> _Exercise goal_
Can you copy out the data exactly? Leave the images out.
--
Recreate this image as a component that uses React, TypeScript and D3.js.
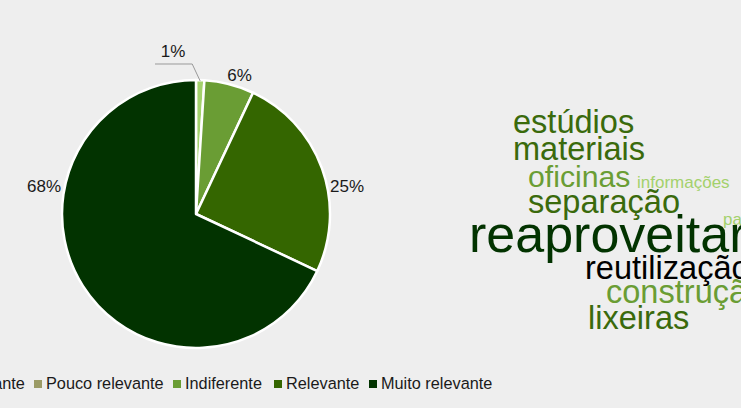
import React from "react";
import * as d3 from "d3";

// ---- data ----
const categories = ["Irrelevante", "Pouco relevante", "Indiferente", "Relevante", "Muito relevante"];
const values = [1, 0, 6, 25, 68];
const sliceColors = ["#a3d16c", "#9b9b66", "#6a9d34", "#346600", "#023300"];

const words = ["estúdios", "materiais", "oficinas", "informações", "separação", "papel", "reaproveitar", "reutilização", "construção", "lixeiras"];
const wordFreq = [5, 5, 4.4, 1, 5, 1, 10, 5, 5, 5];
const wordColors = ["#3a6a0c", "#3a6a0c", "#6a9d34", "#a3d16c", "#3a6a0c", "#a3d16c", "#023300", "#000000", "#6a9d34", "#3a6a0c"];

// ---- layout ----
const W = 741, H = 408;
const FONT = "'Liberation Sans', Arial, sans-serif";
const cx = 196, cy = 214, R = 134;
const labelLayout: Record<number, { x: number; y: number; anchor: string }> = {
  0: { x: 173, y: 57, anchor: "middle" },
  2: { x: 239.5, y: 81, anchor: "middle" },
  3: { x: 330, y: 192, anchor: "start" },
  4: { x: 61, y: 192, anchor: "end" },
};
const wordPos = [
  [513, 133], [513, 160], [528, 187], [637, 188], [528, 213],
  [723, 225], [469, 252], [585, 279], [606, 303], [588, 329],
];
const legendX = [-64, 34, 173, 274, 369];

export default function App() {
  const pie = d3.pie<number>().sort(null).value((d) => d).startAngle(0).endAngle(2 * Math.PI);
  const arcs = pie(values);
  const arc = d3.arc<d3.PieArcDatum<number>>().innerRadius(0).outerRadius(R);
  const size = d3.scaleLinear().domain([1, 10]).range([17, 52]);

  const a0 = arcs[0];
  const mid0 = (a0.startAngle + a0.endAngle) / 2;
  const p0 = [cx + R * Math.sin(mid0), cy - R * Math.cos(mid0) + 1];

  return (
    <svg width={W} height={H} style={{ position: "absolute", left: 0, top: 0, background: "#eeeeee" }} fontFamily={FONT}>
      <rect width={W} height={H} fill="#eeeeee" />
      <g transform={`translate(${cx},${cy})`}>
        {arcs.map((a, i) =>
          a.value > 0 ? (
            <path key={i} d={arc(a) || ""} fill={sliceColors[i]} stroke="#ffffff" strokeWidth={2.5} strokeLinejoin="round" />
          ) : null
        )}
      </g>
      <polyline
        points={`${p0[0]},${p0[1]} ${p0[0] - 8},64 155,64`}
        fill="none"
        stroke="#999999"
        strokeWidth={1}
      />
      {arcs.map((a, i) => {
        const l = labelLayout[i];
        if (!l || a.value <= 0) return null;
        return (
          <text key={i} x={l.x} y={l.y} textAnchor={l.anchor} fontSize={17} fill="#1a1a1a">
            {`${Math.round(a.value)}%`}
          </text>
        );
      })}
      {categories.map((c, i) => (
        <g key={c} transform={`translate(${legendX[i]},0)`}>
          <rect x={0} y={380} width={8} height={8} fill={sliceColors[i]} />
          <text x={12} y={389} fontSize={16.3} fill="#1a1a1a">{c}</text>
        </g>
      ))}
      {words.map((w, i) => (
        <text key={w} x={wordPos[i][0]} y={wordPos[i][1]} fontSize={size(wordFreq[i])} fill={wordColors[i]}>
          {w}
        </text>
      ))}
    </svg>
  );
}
--
> _Final result_
Recreate this image as a component that uses React, TypeScript and D3.js.
import React from "react";
import * as d3 from "d3";

// ---- data ----
const categories = ["Irrelevante", "Pouco relevante", "Indiferente", "Relevante", "Muito relevante"];
const values = [1, 0, 6, 25, 68];
const sliceColors = ["#a3d16c", "#9b9b66", "#6a9d34", "#346600", "#023300"];

const words = ["estúdios", "materiais", "oficinas", "informações", "separação", "papel", "reaproveitar", "reutilização", "construção", "lixeiras"];
const wordFreq = [5, 5, 4.4, 1, 5, 1, 10, 5, 5, 5];
const wordColors = ["#3a6a0c", "#3a6a0c", "#6a9d34", "#a3d16c", "#3a6a0c", "#a3d16c", "#023300", "#000000", "#6a9d34", "#3a6a0c"];

// ---- layout ----
const W = 741, H = 408;
const FONT = "'Liberation Sans', Arial, sans-serif";
const cx = 196, cy = 214, R = 134;
const labelLayout: Record<number, { x: number; y: number; anchor: string }> = {
  0: { x: 173, y: 57, anchor: "middle" },
  2: { x: 239.5, y: 81, anchor: "middle" },
  3: { x: 330, y: 192, anchor: "start" },
  4: { x: 61, y: 192, anchor: "end" },
};
const wordPos = [
  [513, 133], [513, 160], [528, 187], [637, 188], [528, 213],
  [723, 225], [469, 252], [585, 279], [606, 303], [588, 329],
];
const legendX = [-64, 34, 173, 274, 369];

export default function App() {
  const pie = d3.pie<number>().sort(null).value((d) => d).startAngle(0).endAngle(2 * Math.PI);
  const arcs = pie(values);
  const arc = d3.arc<d3.PieArcDatum<number>>().innerRadius(0).outerRadius(R);
  const size = d3.scaleLinear().domain([1, 10]).range([17, 52]);

  const a0 = arcs[0];
  const mid0 = (a0.startAngle + a0.endAngle) / 2;
  const p0 = [cx + R * Math.sin(mid0), cy - R * Math.cos(mid0) + 1];

  return (
    <svg width={W} height={H} style={{ position: "absolute", left: 0, top: 0, background: "#eeeeee" }} fontFamily={FONT}>
      <rect width={W} height={H} fill="#eeeeee" />
      <g transform={`translate(${cx},${cy})`}>
        {arcs.map((a, i) =>
          a.value > 0 ? (
            <path key={i} d={arc(a) || ""} fill={sliceColors[i]} stroke="#ffffff" strokeWidth={2.5} strokeLinejoin="round" />
          ) : null
        )}
      </g>
      <polyline
        points={`${p0[0]},${p0[1]} ${p0[0] - 8},64 155,64`}
        fill="none"
        stroke="#999999"
        strokeWidth={1}
      />
      {arcs.map((a, i) => {
        const l = labelLayout[i];
        if (!l || a.value <= 0) return null;
        return (
          <text key={i} x={l.x} y={l.y} textAnchor={l.anchor} fontSize={17} fill="#1a1a1a">
            {`${Math.round(a.value)}%`}
          </text>
        );
      })}
      {categories.map((c, i) => (
        <g key={c} transform={`translate(${legendX[i]},0)`}>
          <rect x={0} y={380} width={8} height={8} fill={sliceColors[i]} />
          <text x={12} y={389} fontSize={16.3} fill="#1a1a1a">{c}</text>
        </g>
      ))}
      {words.map((w, i) => (
        <text key={w} x={wordPos[i][0]} y={wordPos[i][1]} fontSize={size(wordFreq[i])} fill={wordColors[i]}>
          {w}
        </text>
      ))}
    </svg>
  );
}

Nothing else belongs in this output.